Creators are fighting back against AI giants

Recent events highlight the ongoing clash between AI companies and content creators over training data.

Google, a few months back, warned OpenAI not to use YouTube data for training models.

However, reports from The New York Times suggest OpenAI, Meta, and Google may not have followed these rules.

AI companies often say their models are trained on “publicly available data,” but the phrase isn’t always clear.

OpenAI’s former CTO, Mira Murati, avoided giving details about the data used for models like Sora.

She said it was “publicly available or licensed,” a response many find vague and concerning.

Ed Newton-Rex, a former Stability AI team lead, left the company over its stance that training on copyrighted material is “fair use.”

He believes creators lose out when AI models produce similar content.

Publishers like The New York Times now ban AI companies from using their content, but enforcing these rules is difficult without clear laws.

Here’s what you should know:

“Publicly available” doesn’t mean consent, AI companies often use this term, but it doesn’t mean creators agreed to their work being used.
Companies like Meta, Google, and OpenAI have been accused of using copyrighted material without proper licences.
Creators are suing AI companies, but current laws don’t fully address these issues yet.

With less online data available, AI companies are rushing to find enough material to train their models.

Some are taking risky shortcuts:

Meta’s past actions: Court records show that in 2016, Meta intercepted data from platforms like Snapchat, YouTube, and Amazon, gaining access to sensitive information like usernames and passwords.
Ignoring copyright risks: Meta, OpenAI, and Google have reportedly used copyrighted material without clearance to save time and stay competitive.

Many creators are turning to lawsuits to protect their work, but success is limited.

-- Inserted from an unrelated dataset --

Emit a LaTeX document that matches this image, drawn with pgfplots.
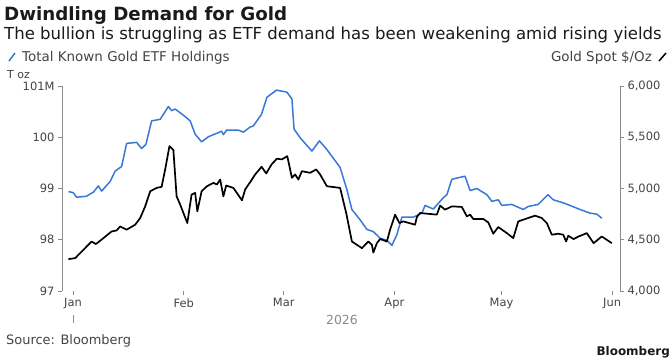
\documentclass[border=0pt]{standalone}
\usepackage{pgfplots}
\pgfplotsset{compat=1.18}
\usepackage{fontspec}
\setmainfont{DejaVu Sans}
\definecolor{etfblue}{HTML}{3A78D6}
\definecolor{axgray}{HTML}{8C8C8C}
\definecolor{txtgray}{HTML}{444444}
\definecolor{ttl}{HTML}{1A1A1A}
\begin{document}
\begin{tikzpicture}[x=1bp,y=1bp]
\useasboundingbox (0,0) rectangle (672,-360);
\fill[white] (0,0) rectangle (672,-360);
\node[anchor=base west,inner sep=0,font=\bfseries\fontsize{18.3}{20}\selectfont,text=ttl] at (4,-20) {Dwindling Demand for Gold};
\node[anchor=base west,inner sep=0,font=\fontsize{16.6}{19}\selectfont,text=ttl] at (4,-39) {The bullion is struggling as ETF demand has been weakening amid rising yields};
\draw[etfblue,line width=1.5bp] (9,-61) -- (15,-53);
\node[anchor=base west,inner sep=0,font=\fontsize{13.5}{15}\selectfont,text=txtgray] at (22,-61) {Total Known Gold ETF Holdings};
\draw[black,line width=1.5bp] (659,-61) -- (666,-53);
\node[anchor=base east,inner sep=0,font=\fontsize{13.5}{15}\selectfont,text=txtgray] at (652,-61) {Gold Spot \$/Oz};
\node[anchor=base west,inner sep=0,font=\fontsize{11}{13}\selectfont,text=txtgray] at (7,-78) {T oz};
\node[anchor=base,inner sep=0,font=\fontsize{12.5}{14}\selectfont,text=axgray] at (342,-324) {2026};
\draw[axgray,line width=0.6bp] (73,-315) -- (73,-323);
\node[anchor=base west,inner sep=0,font=\fontsize{13}{15}\selectfont,text=txtgray] at (6,-344) {Source: Bloomberg};
\node[anchor=base east,inner sep=0,font=\bfseries\fontsize{12}{14}\selectfont,text=ttl] at (670,-355) {Bloomberg};

\begin{axis}[
  at={(62bp,-291bp)}, anchor=south west,
  scale only axis, width=558bp, height=205bp,
  xmin=-3.1, xmax=153.2, ymin=97, ymax=101,
  axis y line*=left, axis x line*=bottom,
  x axis line style={draw=none},
  y axis line style={axgray,line width=0.8bp,-},
  xtick={0,31,59,90,120,151},
  xticklabels={Jan,Feb,Mar,Apr,May,Jun},
  ytick={97,98,99,100,101},
  yticklabels={97,98,99,100,101M},
  tick align=outside,
  major tick length=4bp,
  tick style={axgray,line width=0.6bp},
  x tick label style={font=\fontsize{11.5}{13}\selectfont,text=txtgray},
  y tick label style={font=\fontsize{11.5}{13}\selectfont,text=txtgray},
  /pgf/number format/assume math mode=true,
  clip=false,
]
\addplot[etfblue,line width=1.5bp,line join=round] coordinates {
(-1.3,98.94)(0,98.92)(1,98.83)(3.8,98.85)(5.7,98.93)(7.1,99.05)(8,98.95)(10.4,99.14)(11.8,99.34)(13.6,99.43)(15,99.88)(17.8,99.90)(19.2,99.78)(20.4,99.86)(22,100.32)(24.4,100.35)(26.7,100.60)(27.6,100.52)(28.6,100.55)(30.9,100.43)(32.8,100.32)(34.2,100.06)(36,99.91)(37.9,100.01)(40.7,100.09)(41.6,100.12)(42.1,100.05)(43,100.14)(46.3,100.14)(47.7,100.10)(49.6,100.20)(50.5,100.22)(52.8,100.45)(54.3,100.78)(57,100.92)(59.9,100.88)(61.3,100.75)(61.9,100.16)(63.6,99.99)(66.9,99.73)(69,99.93)(71.1,99.76)(74.8,99.41)(76.7,98.98)(78.1,98.59)(80.4,98.39)(82.3,98.20)(84.1,98.16)(86,98.03)(87.9,97.99)(89.3,97.89)(90.7,98.10)(92.1,98.44)(95.3,98.44)(97.7,98.52)(98.6,98.67)(100.9,98.60)(103.7,98.82)(104.7,98.88)(106.1,99.18)(107.9,99.21)(109.8,99.24)(111.2,98.96)(113.1,99.00)(115.9,98.88)(117.3,98.75)(119.1,98.78)(120.1,98.67)(122.9,98.69)(126.1,98.59)(127.5,98.65)(130.3,98.69)(133,98.88)(134.5,98.78)(137.3,98.72)(139.2,98.67)(142,98.59)(144.8,98.52)(146.7,98.50)(148.1,98.42)
};
\end{axis}

\begin{axis}[
  at={(62bp,-291bp)}, anchor=south west,
  scale only axis, width=558bp, height=205bp,
  xmin=-3.1, xmax=153.2, ymin=4000, ymax=6000,
  axis y line*=right, axis x line=none,
  y axis line style={axgray,line width=0.8bp,-},
  ytick={4000,4500,5000,5500,6000},
  tick align=outside,
  major tick length=4bp,
  tick style={axgray,line width=0.6bp},
  y tick label style={font=\fontsize{11.5}{13}\selectfont,text=txtgray},
  /pgf/number format/.cd, 1000 sep={,}, assume math mode=true,
  /pgfplots/.cd,
  scaled y ticks=false,
  clip=false,
]
\addplot[black,line width=1.7bp,line join=round] coordinates {
(-1.3,4311)(0.6,4321)(2.9,4402)(5.2,4483)(6.4,4458)(8.5,4516)(10.8,4581)(12.2,4591)(13.2,4630)(15,4598)(17.4,4647)(18.8,4712)(20.2,4826)(21.6,4973)(23.4,5006)(24.8,5016)(25.8,5186)(27,5414)(28.1,5375)(29,4924)(30,4843)(32,4663)(33.2,4941)(34.2,4957)(34.8,4777)(36,4973)(37.5,5022)(39.3,5055)(40.3,5039)(41.2,5088)(42.1,4924)(42.9,5029)(44.9,5006)(47.3,4885)(48.2,4990)(50.1,5088)(51,5137)(52.8,5212)(54.1,5147)(55.6,5235)(57.1,5291)(58.5,5284)(60,5316)(61.3,5104)(62.2,5137)(63.1,5088)(64.1,5169)(66.4,5153)(68.1,5186)(69.2,5137)(71.1,5022)(74.8,5006)(76.5,4761)(78.1,4483)(79.5,4451)(80.9,4418)(82.7,4483)(83.7,4451)(84.1,4375)(85.1,4467)(86,4507)(87.9,4483)(88.8,4598)(90.2,4745)(91.4,4663)(92.5,4679)(95.8,4647)(96.3,4722)(97.2,4761)(101.9,4745)(102.8,4833)(104.2,4794)(106.1,4826)(108.9,4820)(110.3,4728)(111.2,4745)(112.1,4703)(114.9,4703)(116.3,4669)(117.7,4559)(119.1,4624)(121.5,4565)(123.3,4516)(124.7,4679)(126.1,4696)(129.4,4735)(131.3,4712)(132.7,4663)(134.1,4549)(135.9,4559)(137.3,4549)(138.1,4483)(138.7,4539)(140.2,4507)(141.6,4532)(143.9,4565)(145.8,4467)(148.1,4532)(150.9,4467)
};
\end{axis}
\end{tikzpicture}
\end{document}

For instance, a federal judge recently dismissed most copyright claims in a case brought by authors like Ta-Nehisi Coates and Sarah Silverman.

Until stronger regulations are introduced, both creators and AI companies will face legal and ethical challenges.

The next few years are likely to bring key rulings and laws that shape how data is collected and how creators can protect their content.

This feels like the Wild West of data collection.